Heterologous expression of EsSPDS1 in tobacco plants improves drought tolerance with efficient reactive oxygen species scavenging systems

• A novel spermidine synthase EsSPDS1 is isolated from Eutrema salsugineum.
• Overexpression of EsSPDS1 increases polyamines biosynthesis in transgenic tobacco plants.
• Overexpression of EsSPDS1 in transgenic plants enhances tolerance to drought stress with reduction of the ROS levels.

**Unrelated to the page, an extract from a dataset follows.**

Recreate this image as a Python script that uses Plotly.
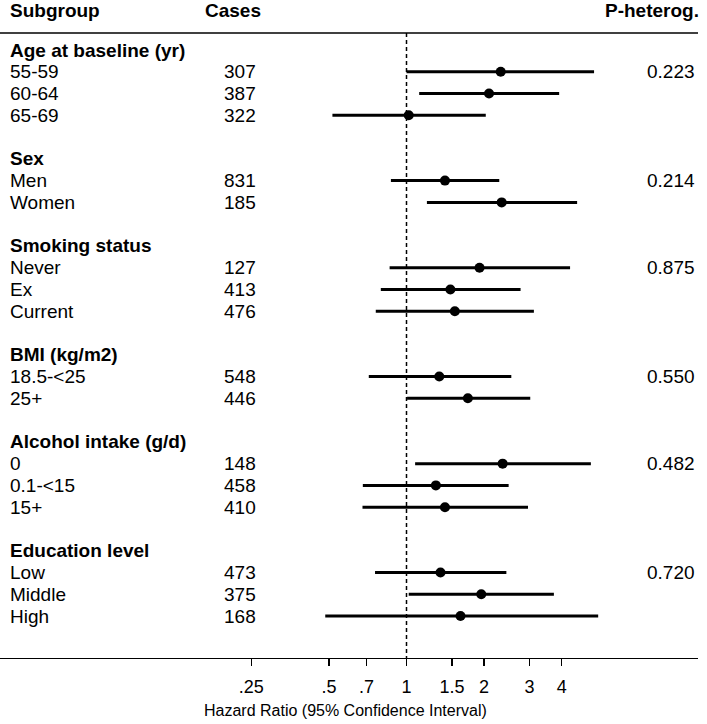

It has previously been indicated that polyamines (PAs) are involved in the response to adverse environmental stresses in various plant species. Increased cellular PA levels or exogenous PA application can reduce the accumulation of reactive oxygen species (ROS) imposed by multiple abiotic stresses via increasing antioxidant enzyme activities. In this study, a novel spermidine synthase gene, designated as EsSPDS1, was cloned and characterized from the halophytic plant Eutrema salsugineum. Analyses of tissue-specific expression profiles revealed that EsSPDS1 was expressed in almost all tested organs including leaves, stems, flowers, roots and siliques. The expression of EsSPDS1 was obviously induced by polyethylene glycol (PEG) and high salinity treatments. Furthermore, the EsSPDS1 transcripts rapidly accumulated upon exposure to abscisic acid (ABA) treatments, implying that this gene was involved in ABA-mediated abiotic stress response. Transgenic tobacco plants harboring EsSPDS1 exhibited enhanced drought tolerance relative to wild-type (WT) plants. These transgenic plants had lower levels of malondialdehyde (MDA), less ion leakage (IL) and reactive oxygen species (ROS). However, relative water content (RWC) and activities of antioxidant enzymes including SOD and CAT of the transgenic plants was remarkably higher than those of WT plants under drought stress conditions. Collectively, our data suggested that the activation of EsSPDS1 expression in tobacco plants conferred drought tolerance, which might be attributed to enhance the ability to scavenge ROS levels.